◆ Objective
Print only the lines from the top of the data through the line with "const concTicks = [1, 10, 100, 1000, 10000]", both included, skipping every picture.

[start of Provided material]

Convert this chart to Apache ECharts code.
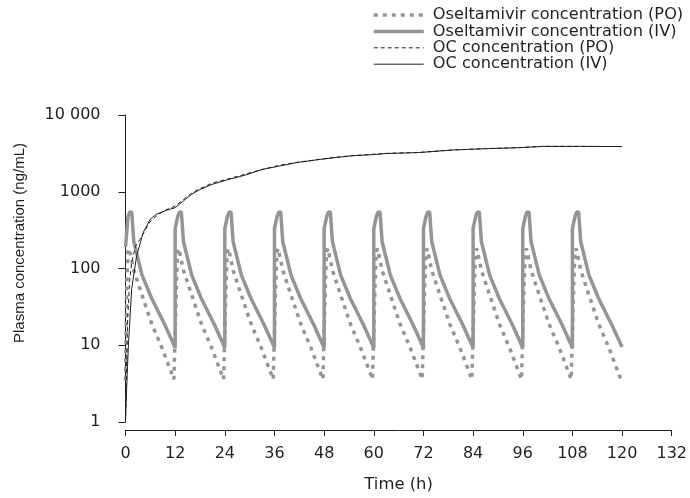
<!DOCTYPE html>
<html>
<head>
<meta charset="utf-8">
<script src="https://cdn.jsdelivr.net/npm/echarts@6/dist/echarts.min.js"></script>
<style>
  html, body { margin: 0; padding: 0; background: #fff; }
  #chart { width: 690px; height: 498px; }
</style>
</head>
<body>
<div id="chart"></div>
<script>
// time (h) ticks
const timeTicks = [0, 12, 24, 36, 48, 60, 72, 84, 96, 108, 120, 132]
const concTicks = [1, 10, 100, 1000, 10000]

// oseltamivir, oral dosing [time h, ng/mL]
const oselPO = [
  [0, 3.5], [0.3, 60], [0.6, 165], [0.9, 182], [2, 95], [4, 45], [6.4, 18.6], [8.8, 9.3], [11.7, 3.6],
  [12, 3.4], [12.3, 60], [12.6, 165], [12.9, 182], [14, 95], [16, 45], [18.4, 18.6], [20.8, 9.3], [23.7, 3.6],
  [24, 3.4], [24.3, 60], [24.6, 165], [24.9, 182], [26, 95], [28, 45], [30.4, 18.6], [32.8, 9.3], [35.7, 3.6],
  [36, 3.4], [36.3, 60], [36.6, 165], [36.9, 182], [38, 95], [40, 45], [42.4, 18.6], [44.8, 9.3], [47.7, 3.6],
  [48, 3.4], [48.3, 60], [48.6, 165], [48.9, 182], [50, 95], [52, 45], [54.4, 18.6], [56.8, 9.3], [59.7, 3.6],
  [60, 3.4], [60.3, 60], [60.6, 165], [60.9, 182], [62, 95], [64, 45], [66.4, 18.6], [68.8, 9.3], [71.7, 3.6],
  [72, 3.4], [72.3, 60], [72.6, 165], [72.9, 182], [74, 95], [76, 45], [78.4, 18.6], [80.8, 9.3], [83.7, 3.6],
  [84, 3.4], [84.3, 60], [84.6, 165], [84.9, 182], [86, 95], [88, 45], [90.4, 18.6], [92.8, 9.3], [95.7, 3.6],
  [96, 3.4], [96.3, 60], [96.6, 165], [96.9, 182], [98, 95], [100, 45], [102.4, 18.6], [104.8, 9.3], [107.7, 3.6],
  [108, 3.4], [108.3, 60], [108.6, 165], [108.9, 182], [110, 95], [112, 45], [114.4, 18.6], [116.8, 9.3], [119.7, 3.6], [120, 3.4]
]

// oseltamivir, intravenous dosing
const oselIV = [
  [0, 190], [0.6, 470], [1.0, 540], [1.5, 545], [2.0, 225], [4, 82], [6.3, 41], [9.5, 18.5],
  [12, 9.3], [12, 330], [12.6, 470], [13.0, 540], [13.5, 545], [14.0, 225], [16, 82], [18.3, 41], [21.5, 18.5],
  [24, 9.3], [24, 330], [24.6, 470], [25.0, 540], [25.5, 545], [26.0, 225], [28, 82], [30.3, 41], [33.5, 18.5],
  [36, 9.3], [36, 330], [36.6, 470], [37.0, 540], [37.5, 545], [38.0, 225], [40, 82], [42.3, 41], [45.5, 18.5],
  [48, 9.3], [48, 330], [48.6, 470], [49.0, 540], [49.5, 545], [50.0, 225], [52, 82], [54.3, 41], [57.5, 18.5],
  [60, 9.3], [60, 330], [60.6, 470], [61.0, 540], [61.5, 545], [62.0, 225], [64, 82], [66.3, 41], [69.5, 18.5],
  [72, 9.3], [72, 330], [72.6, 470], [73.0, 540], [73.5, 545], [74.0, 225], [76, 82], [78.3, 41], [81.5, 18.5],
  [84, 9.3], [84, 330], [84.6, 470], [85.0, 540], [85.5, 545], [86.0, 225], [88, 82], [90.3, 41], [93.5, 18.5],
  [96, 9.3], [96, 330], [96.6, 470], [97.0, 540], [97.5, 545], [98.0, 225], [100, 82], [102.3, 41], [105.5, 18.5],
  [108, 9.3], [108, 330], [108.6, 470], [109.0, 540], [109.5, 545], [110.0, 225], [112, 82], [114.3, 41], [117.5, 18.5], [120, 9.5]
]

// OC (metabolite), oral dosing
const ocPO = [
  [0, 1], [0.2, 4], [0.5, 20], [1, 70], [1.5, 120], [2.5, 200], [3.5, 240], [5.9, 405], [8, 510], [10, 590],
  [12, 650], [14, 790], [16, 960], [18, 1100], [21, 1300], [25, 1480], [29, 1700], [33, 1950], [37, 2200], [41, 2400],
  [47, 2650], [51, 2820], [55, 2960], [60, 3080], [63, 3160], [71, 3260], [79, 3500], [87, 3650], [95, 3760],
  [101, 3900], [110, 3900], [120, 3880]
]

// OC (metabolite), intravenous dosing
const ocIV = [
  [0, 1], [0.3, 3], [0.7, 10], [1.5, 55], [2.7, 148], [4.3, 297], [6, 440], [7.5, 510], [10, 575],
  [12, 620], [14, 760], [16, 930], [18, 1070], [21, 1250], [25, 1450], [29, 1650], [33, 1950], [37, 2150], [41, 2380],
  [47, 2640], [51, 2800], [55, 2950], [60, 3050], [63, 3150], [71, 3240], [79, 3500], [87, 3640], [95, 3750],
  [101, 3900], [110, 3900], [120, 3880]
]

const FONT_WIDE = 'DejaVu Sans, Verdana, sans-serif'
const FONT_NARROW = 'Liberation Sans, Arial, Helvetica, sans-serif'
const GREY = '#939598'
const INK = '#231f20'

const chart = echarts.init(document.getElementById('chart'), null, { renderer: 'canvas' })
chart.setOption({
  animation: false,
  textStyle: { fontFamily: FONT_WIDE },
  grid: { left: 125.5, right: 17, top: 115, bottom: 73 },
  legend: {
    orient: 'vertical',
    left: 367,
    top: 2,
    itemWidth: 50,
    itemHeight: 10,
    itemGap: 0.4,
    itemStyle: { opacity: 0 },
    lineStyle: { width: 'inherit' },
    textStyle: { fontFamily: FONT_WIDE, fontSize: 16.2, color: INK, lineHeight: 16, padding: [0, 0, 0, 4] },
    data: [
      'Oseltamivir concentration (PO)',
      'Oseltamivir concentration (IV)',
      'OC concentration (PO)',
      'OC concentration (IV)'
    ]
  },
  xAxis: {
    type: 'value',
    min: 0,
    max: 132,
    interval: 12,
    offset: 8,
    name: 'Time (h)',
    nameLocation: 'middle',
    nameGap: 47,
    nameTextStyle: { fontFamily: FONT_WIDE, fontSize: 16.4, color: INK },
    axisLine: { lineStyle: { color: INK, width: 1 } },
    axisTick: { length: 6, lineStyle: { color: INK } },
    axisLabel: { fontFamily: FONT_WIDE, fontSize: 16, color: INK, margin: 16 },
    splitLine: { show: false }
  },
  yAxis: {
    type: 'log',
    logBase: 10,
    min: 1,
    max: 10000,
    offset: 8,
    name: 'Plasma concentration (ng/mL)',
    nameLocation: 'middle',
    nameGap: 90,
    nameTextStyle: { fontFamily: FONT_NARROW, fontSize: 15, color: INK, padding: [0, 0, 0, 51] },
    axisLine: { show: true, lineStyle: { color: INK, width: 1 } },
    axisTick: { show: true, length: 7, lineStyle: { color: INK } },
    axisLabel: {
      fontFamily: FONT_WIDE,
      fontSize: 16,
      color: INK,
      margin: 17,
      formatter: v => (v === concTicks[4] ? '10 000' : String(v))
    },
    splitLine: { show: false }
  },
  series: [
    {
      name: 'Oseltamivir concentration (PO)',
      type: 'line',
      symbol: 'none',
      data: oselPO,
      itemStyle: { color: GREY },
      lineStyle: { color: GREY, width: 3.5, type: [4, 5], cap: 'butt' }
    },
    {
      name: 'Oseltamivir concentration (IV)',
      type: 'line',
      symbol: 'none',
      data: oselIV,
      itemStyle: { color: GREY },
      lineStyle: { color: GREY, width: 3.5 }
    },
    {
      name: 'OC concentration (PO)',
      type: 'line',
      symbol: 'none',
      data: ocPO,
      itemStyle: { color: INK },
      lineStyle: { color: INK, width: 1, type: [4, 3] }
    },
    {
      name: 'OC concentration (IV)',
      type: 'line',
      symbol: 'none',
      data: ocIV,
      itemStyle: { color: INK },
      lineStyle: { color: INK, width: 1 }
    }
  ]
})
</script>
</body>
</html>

[end of Provided material]

◆ Expected output
Convert this chart to Apache ECharts code.
<!DOCTYPE html>
<html>
<head>
<meta charset="utf-8">
<script src="https://cdn.jsdelivr.net/npm/echarts@6/dist/echarts.min.js"></script>
<style>
  html, body { margin: 0; padding: 0; background: #fff; }
  #chart { width: 690px; height: 498px; }
</style>
</head>
<body>
<div id="chart"></div>
<script>
// time (h) ticks
const timeTicks = [0, 12, 24, 36, 48, 60, 72, 84, 96, 108, 120, 132]
const concTicks = [1, 10, 100, 1000, 10000]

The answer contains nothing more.